[GIVEN INFORMATION]:
-- begin --

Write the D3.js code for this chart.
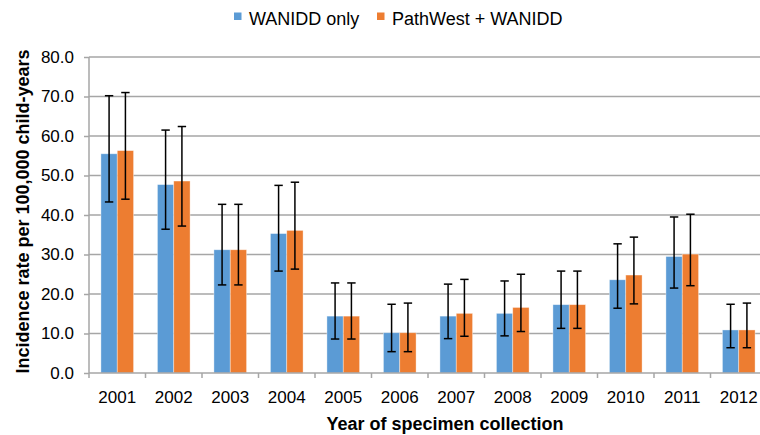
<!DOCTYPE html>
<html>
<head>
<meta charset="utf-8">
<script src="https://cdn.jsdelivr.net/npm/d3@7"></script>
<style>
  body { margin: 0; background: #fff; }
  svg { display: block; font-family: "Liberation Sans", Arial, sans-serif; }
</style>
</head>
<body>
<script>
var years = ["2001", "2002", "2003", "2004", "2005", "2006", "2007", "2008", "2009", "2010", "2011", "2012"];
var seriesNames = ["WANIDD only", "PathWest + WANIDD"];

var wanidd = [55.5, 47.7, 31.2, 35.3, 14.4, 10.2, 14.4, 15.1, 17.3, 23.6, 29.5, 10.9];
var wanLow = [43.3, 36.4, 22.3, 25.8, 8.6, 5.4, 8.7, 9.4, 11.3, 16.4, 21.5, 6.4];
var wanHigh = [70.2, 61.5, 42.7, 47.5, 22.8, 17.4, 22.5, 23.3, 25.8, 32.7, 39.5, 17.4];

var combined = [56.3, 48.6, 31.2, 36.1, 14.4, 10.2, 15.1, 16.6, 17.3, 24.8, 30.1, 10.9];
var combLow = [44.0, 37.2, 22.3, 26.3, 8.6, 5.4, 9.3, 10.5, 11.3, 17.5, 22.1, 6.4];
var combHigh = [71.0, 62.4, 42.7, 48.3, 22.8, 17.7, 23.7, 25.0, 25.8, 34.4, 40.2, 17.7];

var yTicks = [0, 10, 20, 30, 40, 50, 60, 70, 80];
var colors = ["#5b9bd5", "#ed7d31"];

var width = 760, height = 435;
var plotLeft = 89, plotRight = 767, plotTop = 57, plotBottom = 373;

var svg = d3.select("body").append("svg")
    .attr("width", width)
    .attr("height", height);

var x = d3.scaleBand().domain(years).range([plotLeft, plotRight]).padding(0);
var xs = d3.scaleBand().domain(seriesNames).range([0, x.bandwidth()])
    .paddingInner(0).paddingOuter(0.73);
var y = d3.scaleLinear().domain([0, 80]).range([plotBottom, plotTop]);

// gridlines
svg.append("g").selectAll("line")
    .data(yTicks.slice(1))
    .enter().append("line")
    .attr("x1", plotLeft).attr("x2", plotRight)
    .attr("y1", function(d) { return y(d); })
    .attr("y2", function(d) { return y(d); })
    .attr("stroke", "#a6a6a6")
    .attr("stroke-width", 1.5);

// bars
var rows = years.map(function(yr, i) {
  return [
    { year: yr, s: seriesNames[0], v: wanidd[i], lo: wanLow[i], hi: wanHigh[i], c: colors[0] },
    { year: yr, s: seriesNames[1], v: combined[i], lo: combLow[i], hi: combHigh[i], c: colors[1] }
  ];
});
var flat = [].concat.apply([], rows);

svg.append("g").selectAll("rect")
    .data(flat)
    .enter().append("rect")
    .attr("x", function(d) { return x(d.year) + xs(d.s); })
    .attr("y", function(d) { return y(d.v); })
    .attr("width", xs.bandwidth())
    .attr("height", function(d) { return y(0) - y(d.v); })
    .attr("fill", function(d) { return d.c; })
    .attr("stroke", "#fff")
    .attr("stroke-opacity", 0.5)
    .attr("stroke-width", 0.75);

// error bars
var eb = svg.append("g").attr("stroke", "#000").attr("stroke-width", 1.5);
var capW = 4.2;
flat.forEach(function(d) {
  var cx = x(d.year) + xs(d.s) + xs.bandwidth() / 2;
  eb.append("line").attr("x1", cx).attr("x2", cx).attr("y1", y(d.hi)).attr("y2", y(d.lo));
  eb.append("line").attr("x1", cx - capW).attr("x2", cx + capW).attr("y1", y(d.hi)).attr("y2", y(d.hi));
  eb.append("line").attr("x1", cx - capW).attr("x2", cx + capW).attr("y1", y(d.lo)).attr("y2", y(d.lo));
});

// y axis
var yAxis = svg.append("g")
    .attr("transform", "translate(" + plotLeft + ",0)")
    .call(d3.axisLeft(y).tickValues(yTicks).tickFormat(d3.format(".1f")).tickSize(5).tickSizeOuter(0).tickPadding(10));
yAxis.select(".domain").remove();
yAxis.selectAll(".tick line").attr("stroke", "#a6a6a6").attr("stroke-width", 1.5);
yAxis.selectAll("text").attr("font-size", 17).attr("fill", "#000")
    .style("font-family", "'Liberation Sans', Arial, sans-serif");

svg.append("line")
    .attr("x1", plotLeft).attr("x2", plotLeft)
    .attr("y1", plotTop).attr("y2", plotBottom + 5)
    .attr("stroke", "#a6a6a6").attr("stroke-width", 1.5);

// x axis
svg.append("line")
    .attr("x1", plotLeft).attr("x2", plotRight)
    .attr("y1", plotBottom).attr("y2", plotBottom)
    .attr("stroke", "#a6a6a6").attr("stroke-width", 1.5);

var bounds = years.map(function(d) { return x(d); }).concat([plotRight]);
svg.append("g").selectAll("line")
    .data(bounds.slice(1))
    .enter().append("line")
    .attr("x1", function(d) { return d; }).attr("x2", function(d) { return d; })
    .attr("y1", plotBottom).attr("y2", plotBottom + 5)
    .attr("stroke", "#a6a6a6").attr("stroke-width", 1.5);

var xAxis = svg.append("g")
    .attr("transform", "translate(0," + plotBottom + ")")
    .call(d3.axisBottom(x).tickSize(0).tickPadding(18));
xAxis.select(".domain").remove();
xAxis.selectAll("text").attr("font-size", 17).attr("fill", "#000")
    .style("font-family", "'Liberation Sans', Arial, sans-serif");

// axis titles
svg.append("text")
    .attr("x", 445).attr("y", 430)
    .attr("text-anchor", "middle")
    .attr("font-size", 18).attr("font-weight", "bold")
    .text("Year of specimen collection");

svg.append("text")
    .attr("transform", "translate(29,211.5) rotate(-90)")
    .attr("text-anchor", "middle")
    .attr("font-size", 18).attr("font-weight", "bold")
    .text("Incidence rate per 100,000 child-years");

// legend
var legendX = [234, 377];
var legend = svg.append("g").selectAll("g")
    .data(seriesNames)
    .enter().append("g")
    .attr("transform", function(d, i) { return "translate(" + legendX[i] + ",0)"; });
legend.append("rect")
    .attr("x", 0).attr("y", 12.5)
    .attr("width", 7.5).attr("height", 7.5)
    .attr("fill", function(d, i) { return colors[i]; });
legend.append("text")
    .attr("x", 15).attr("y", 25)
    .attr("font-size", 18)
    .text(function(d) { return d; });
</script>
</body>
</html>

-- end --

[WORK TO BE COMPLETED]:
Repeat the material above word for word and skip every image in it.

[EXERCISE RESPONSE]:
Write the D3.js code for this chart.
<!DOCTYPE html>
<html>
<head>
<meta charset="utf-8">
<script src="https://cdn.jsdelivr.net/npm/d3@7"></script>
<style>
  body { margin: 0; background: #fff; }
  svg { display: block; font-family: "Liberation Sans", Arial, sans-serif; }
</style>
</head>
<body>
<script>
var years = ["2001", "2002", "2003", "2004", "2005", "2006", "2007", "2008", "2009", "2010", "2011", "2012"];
var seriesNames = ["WANIDD only", "PathWest + WANIDD"];

var wanidd = [55.5, 47.7, 31.2, 35.3, 14.4, 10.2, 14.4, 15.1, 17.3, 23.6, 29.5, 10.9];
var wanLow = [43.3, 36.4, 22.3, 25.8, 8.6, 5.4, 8.7, 9.4, 11.3, 16.4, 21.5, 6.4];
var wanHigh = [70.2, 61.5, 42.7, 47.5, 22.8, 17.4, 22.5, 23.3, 25.8, 32.7, 39.5, 17.4];

var combined = [56.3, 48.6, 31.2, 36.1, 14.4, 10.2, 15.1, 16.6, 17.3, 24.8, 30.1, 10.9];
var combLow = [44.0, 37.2, 22.3, 26.3, 8.6, 5.4, 9.3, 10.5, 11.3, 17.5, 22.1, 6.4];
var combHigh = [71.0, 62.4, 42.7, 48.3, 22.8, 17.7, 23.7, 25.0, 25.8, 34.4, 40.2, 17.7];

var yTicks = [0, 10, 20, 30, 40, 50, 60, 70, 80];
var colors = ["#5b9bd5", "#ed7d31"];

var width = 760, height = 435;
var plotLeft = 89, plotRight = 767, plotTop = 57, plotBottom = 373;

var svg = d3.select("body").append("svg")
    .attr("width", width)
    .attr("height", height);

var x = d3.scaleBand().domain(years).range([plotLeft, plotRight]).padding(0);
var xs = d3.scaleBand().domain(seriesNames).range([0, x.bandwidth()])
    .paddingInner(0).paddingOuter(0.73);
var y = d3.scaleLinear().domain([0, 80]).range([plotBottom, plotTop]);

// gridlines
svg.append("g").selectAll("line")
    .data(yTicks.slice(1))
    .enter().append("line")
    .attr("x1", plotLeft).attr("x2", plotRight)
    .attr("y1", function(d) { return y(d); })
    .attr("y2", function(d) { return y(d); })
    .attr("stroke", "#a6a6a6")
    .attr("stroke-width", 1.5);

// bars
var rows = years.map(function(yr, i) {
  return [
    { year: yr, s: seriesNames[0], v: wanidd[i], lo: wanLow[i], hi: wanHigh[i], c: colors[0] },
    { year: yr, s: seriesNames[1], v: combined[i], lo: combLow[i], hi: combHigh[i], c: colors[1] }
  ];
});
var flat = [].concat.apply([], rows);

svg.append("g").selectAll("rect")
    .data(flat)
    .enter().append("rect")
    .attr("x", function(d) { return x(d.year) + xs(d.s); })
    .attr("y", function(d) { return y(d.v); })
    .attr("width", xs.bandwidth())
    .attr("height", function(d) { return y(0) - y(d.v); })
    .attr("fill", function(d) { return d.c; })
    .attr("stroke", "#fff")
    .attr("stroke-opacity", 0.5)
    .attr("stroke-width", 0.75);

// error bars
var eb = svg.append("g").attr("stroke", "#000").attr("stroke-width", 1.5);
var capW = 4.2;
flat.forEach(function(d) {
  var cx = x(d.year) + xs(d.s) + xs.bandwidth() / 2;
  eb.append("line").attr("x1", cx).attr("x2", cx).attr("y1", y(d.hi)).attr("y2", y(d.lo));
  eb.append("line").attr("x1", cx - capW).attr("x2", cx + capW).attr("y1", y(d.hi)).attr("y2", y(d.hi));
  eb.append("line").attr("x1", cx - capW).attr("x2", cx + capW).attr("y1", y(d.lo)).attr("y2", y(d.lo));
});

// y axis
var yAxis = svg.append("g")
    .attr("transform", "translate(" + plotLeft + ",0)")
    .call(d3.axisLeft(y).tickValues(yTicks).tickFormat(d3.format(".1f")).tickSize(5).tickSizeOuter(0).tickPadding(10));
yAxis.select(".domain").remove();
yAxis.selectAll(".tick line").attr("stroke", "#a6a6a6").attr("stroke-width", 1.5);
yAxis.selectAll("text").attr("font-size", 17).attr("fill", "#000")
    .style("font-family", "'Liberation Sans', Arial, sans-serif");

svg.append("line")
    .attr("x1", plotLeft).attr("x2", plotLeft)
    .attr("y1", plotTop).attr("y2", plotBottom + 5)
    .attr("stroke", "#a6a6a6").attr("stroke-width", 1.5);

// x axis
svg.append("line")
    .attr("x1", plotLeft).attr("x2", plotRight)
    .attr("y1", plotBottom).attr("y2", plotBottom)
    .attr("stroke", "#a6a6a6").attr("stroke-width", 1.5);

var bounds = years.map(function(d) { return x(d); }).concat([plotRight]);
svg.append("g").selectAll("line")
    .data(bounds.slice(1))
    .enter().append("line")
    .attr("x1", function(d) { return d; }).attr("x2", function(d) { return d; })
    .attr("y1", plotBottom).attr("y2", plotBottom + 5)
    .attr("stroke", "#a6a6a6").attr("stroke-width", 1.5);

var xAxis = svg.append("g")
    .attr("transform", "translate(0," + plotBottom + ")")
    .call(d3.axisBottom(x).tickSize(0).tickPadding(18));
xAxis.select(".domain").remove();
xAxis.selectAll("text").attr("font-size", 17).attr("fill", "#000")
    .style("font-family", "'Liberation Sans', Arial, sans-serif");

// axis titles
svg.append("text")
    .attr("x", 445).attr("y", 430)
    .attr("text-anchor", "middle")
    .attr("font-size", 18).attr("font-weight", "bold")
    .text("Year of specimen collection");

svg.append("text")
    .attr("transform", "translate(29,211.5) rotate(-90)")
    .attr("text-anchor", "middle")
    .attr("font-size", 18).attr("font-weight", "bold")
    .text("Incidence rate per 100,000 child-years");

// legend
var legendX = [234, 377];
var legend = svg.append("g").selectAll("g")
    .data(seriesNames)
    .enter().append("g")
    .attr("transform", function(d, i) { return "translate(" + legendX[i] + ",0)"; });
legend.append("rect")
    .attr("x", 0).attr("y", 12.5)
    .attr("width", 7.5).attr("height", 7.5)
    .attr("fill", function(d, i) { return colors[i]; });
legend.append("text")
    .attr("x", 15).attr("y", 25)
    .attr("font-size", 18)
    .text(function(d) { return d; });
</script>
</body>
</html>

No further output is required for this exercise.